KUALA LUMPUR (Reuters) - Malaysia’s 2019 Asian Cup qualifying match against North Korea, scheduled for the North Korean capital of Pyongyang on June 8, has been postponed because of geopolitical tension, the Asian Football Confederation (AFC) said on Wednesday.
Diplomatic relations between the countries soured following the assassination of Kim Jong Nam, the estranged elder half-brother of North Korean leader Kim Jong Un, at Kuala Lumpur International Airport in February.
The AFC’s decision, made because of concern about “geo-political tension on the Korean Peninsula”, came hours after South Korean President Moon Jae-in said there was a “high possibility” of conflict with North Korea, which is pressing ahead with nuclear and missile programmes it says it needs to counter U.S. aggression.
As tension rose over Kim’s killing, the Malaysian national team was barred from travelling to North Korea, preventing them from playing the match originally scheduled for March 28.

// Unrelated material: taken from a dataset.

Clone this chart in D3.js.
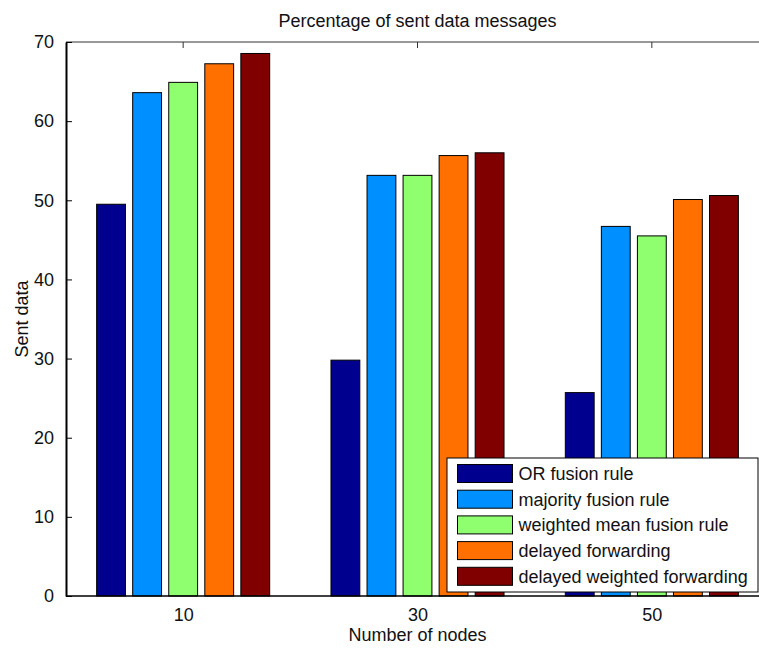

The AFC rescheduled the match to June 8 but Malaysia appealed against having to play it at a venue they did not consider safe for their players.
“Although the AFC had proposed on May 8, 2017 that the match ... take place in the DPR Korea capital, recent developments have forced the AFC to reconsider the decision on the grounds of safety and security,” the confederation said.
The contest will now be played on the FIFA match day of Oct. 5, but the venue has yet to be decided.
The AFC said it would “closely monitor the safety and security position in coming months”, as well as the conduct of AFC Cup and AFC U-23 Championship qualifying matches in Pyongyang before taking a decision on the venue, it added.